By Katharine Baker [via Zócalo Public Square, a forum discussion posted July 8]
Within 24 hours of the Supreme Court striking down Section 3 of DOMA, marriage equality advocates and much of the media started bemoaning the patchwork nature of the federal marriage recognition that we are left with now that the federal government has gotten out of the business of defining marital status for itself. Now, the federal government will honor state determinations of marital status, but what happens if those state determinations differ? What of the same sex couple that gets married in Iowa and moves to Oklahoma? We may not know immediately whether the federal government will honor their marital status. Horrors! Such confusion! Such inconsistency! What a legal mess?
Hardly.

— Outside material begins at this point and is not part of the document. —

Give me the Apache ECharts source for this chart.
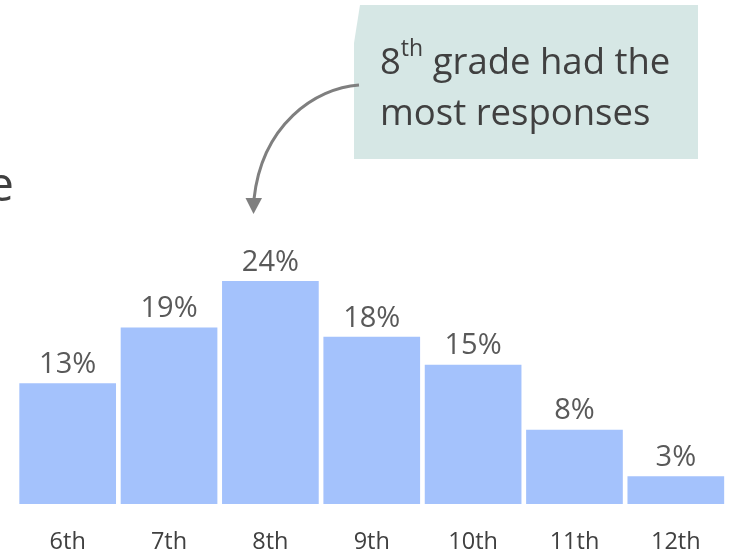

This legal mess is, after all, just what the plaintiffs in Windsor asked for. As of Tuesday, June 25, the day before the Supreme Court issued its rulings, uniformity and consistency were the arguments used by the defenders of DOMA. It was the need for uniform federal treatment of same sex marriage that explained why Congress acted rationally and sensibly in drafting DOMA, argued the losing side. The Court said no—notwithstanding the order and consistency that DOMA imposed on federal policy, it was too big a departure from traditional federal deference to state determinations of marriage, too much of a burden on one particular class of married people, and too much of an interference with the important institution of marriage.
So by Thursday, June 27, uniformity and consistency had become the arguments for the other side. Progressive forces fighting the next battle, for a federal constitutional right to same sex marriage, are now arguing that uniformity and consistency are essential. But that is only because progressive forces now feel comfortable that the substantive law is trending in their direction. Uniformity is only worth fighting for if one likes the law that will become uniform. From 1996 until probably last November (when same sex marriage initiatives first began to prevail over conservative efforts to define marriage as between a man and a woman), uniformity was the last thing progressive forces wanted.
Moreover, and again as the plaintiffs in Windsor argued, it is simply not that hard to figure out what will happen to the couple that moves from Iowa to Oklahoma. Federal courts and federal agencies will decide whether it is the law of domicile (where the couple of lives, Oklahoma in the above example) or the law of the place of celebration (where the couple was married, Iowa in the above example) that will determine federal marital status in any given instance. Federal courts and federal agencies have been making such rules for over a hundred years for those marriages that different states have treated differently—common law marriages, underage marriages, interracial marriages (until the Supreme Court decided Loving v. Virginia in 1967).
Neither the domicile nor the celebration rule is perfect. For the couple that lived in Iowa, was married there, lived as married there and then moved to Oklahoma, a “domicile” rule seems very harsh because it seems to undo the marital status that the couple had. But for the couple that lives in Oklahoma, takes a long weekend in Des Moines to get married, and returns to Oklahoma to live, the “domicile” rule does not seem nearly as harsh. Indeed, in that case, the domicile rule might seem appropriate because a celebration rule would allow that couple to subvert the law of their own state.
A place of celebration rule for all federal marriage recognition would unquestionably benefit same sex couples and enhance the marriage tourism industry in all the states that recognize same sex marriage. And there is precedent for that kind of compelled recognition of another state’s marital status determination. In the mid-twentieth century, Nevada was notorious for trying to attract couples eager to divorce. As long as couples could establish domicile in Nevada (which Nevada facilitated by making domicile quite easy to establish), a sister state had to recognize a Nevada divorce notwithstanding the sister state’s different views of divorce. A place of celebration (or dissolution, in the case of divorce) rule is a one-way ratchet though. The state that wants to retain the status quo, by not granting either marital or divorced status, will not get its determination respected by other states. It’s not clear that such a one way ratchet is entirely fair to the states that want to retain the status quo.
For those who are untroubled by that unfairness because they believe that the states that want to retain the status quo are discriminating against same sex couples, it is well to keep in mind that the Supreme Court was unwilling to so find last month. DOMA was not struck down because it discriminated against same sex couples. Three of the most liberal justices—Breyer, Ginsberg and Kagan—were unwilling to find a federal constitutional right to marry for same sex couples. (Hence, their rather curious and not well explained refusal to find standing in Perry, even though they found standing in Windsor.)
In all likelihood, Justices Breyer, Ginsberg and Kagan believe (as do I) that eventually the Supreme Court will find that the outlier states that refuse to recognize marriages between couples of the same sex are violating federal constitutional law. But until those states actually become outliers, though, while we still have significant disagreement between the states, the vast majority of which still disapprove of same sex marriage, there are worse things than a lack of uniformity. If Massachusetts and Vermont and Iowa had not thought that they, as states, had the power to define marriage on their own, in contravention of all other states, we would never have been able to make a convincing argument for overturning DOMA.